The interpreter’s trap: how explainable AI launders uncertainty into justification—a socio-legal case study of COMPAS risk assessment
摘要
This paper introduces the “Interpreter’s Trap,” a socio-legal and STS-informed (Here, “STS-informed” refers to a Science and Technology Studies orientation that treats algorithmic categories (e.g., “risk”) and their evidentiary status as sociotechnical accomplishments shaped by institutional practices, rather than as neutral representations of a stable ground truth.) framework developed through a concept-generative case study of the COMPAS recidivism risk assessment tool.
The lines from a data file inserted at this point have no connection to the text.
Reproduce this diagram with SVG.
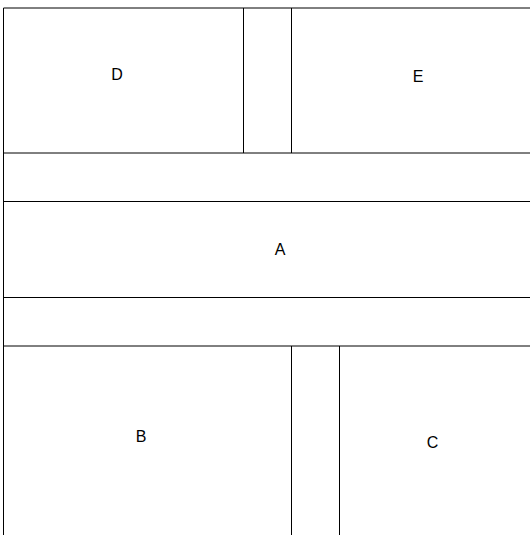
<svg xmlns="http://www.w3.org/2000/svg" width="530" height="535" viewBox="0 0 530 535">
<style>
.ln{stroke:#000;stroke-width:1;fill:none}
.lb{font-family:"Liberation Sans",Arial,sans-serif;font-size:16px;fill:#000;text-anchor:middle}
</style>
<rect x="0" y="0" width="530" height="535" fill="#fff"/>
<g id="connectors">
<path class="ln" d="M3.5 8 H530"/>
<path class="ln" d="M3.5 8 V535"/>
<path class="ln" d="M243.5 8 V153"/>
<path class="ln" d="M291.5 8 V153"/>
<path class="ln" d="M3.5 153 H530"/>
<path class="ln" d="M3.5 201.5 H530"/>
<path class="ln" d="M3.5 297.5 H530"/>
<path class="ln" d="M3.5 346 H530"/>
<path class="ln" d="M291.5 346 V535"/>
<path class="ln" d="M339.5 346 V535"/>
</g>
<g id="D"><text class="lb" x="117" y="80">D</text></g>
<g id="E"><text class="lb" x="418" y="82">E</text></g>
<g id="A"><text class="lb" x="280" y="255">A</text></g>
<g id="B"><text class="lb" x="141" y="442">B</text></g>
<g id="C"><text class="lb" x="432.5" y="448">C</text></g>
</svg>
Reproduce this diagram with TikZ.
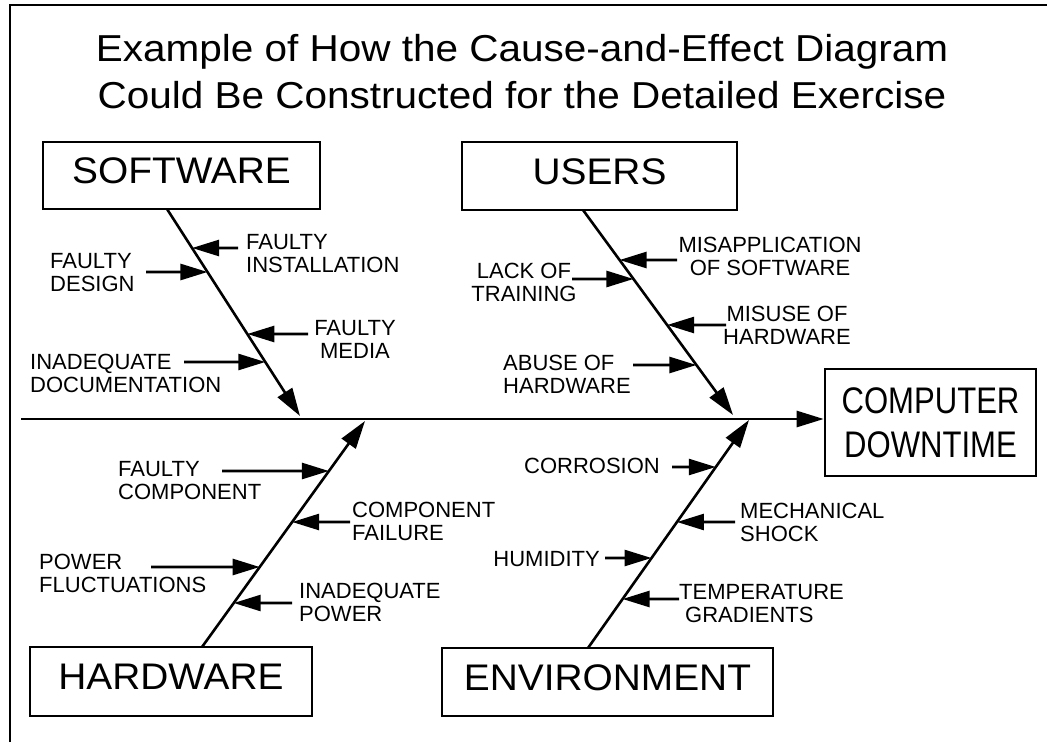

Moving beyond individual-level cognitive-deficit accounts of reliance, I argue that the trap is best understood as an epistemic double bind that reallocates justificatory burdens under constrained contestability and asymmetric liability—even when decision-makers retain nominal discretion and may deviate from the algorithm’s outputs. Interpreters are positioned between a “contaminated objectivity” rooted in proxy-laden predictions and disputed ground truth, and an “eroded subjectivity,” where exercising discretion becomes institutionally costlier by concentrating the de facto institutional burden of justification and potential blame on the individual judge. The analysis shows that explainable AI (XAI) often provides technical rationales without supplying normative reasons that are legally reviewable, instead functioning as a catalyst for “accountability washing” by offering convenient narratives that mask the system’s “complexity illusion.” In the age of Generative AI, language-model explanation layers may intensify the trap by producing persuasive yet unfaithful rationales. I therefore advocate a paradigm shift from explaining black boxes to designing inherently interpretable “glass-box” models—particularly for structured-data, high-stakes normative decisions—as a necessary (though not sufficient) precondition to realize the legal “Right to Contest” and enable meaningful Human Oversight, paired with contestation infrastructures. This paper contributes (1) a meso-level mechanism of justificatory risk allocation—under constrained contestability and asymmetric liability—showing how post hoc XAI supplies defensibility more than understanding; and (2) governance implications: why meaningful Human Oversight in high-stakes normative decisions requires design-based interpretability and contestation infrastructure.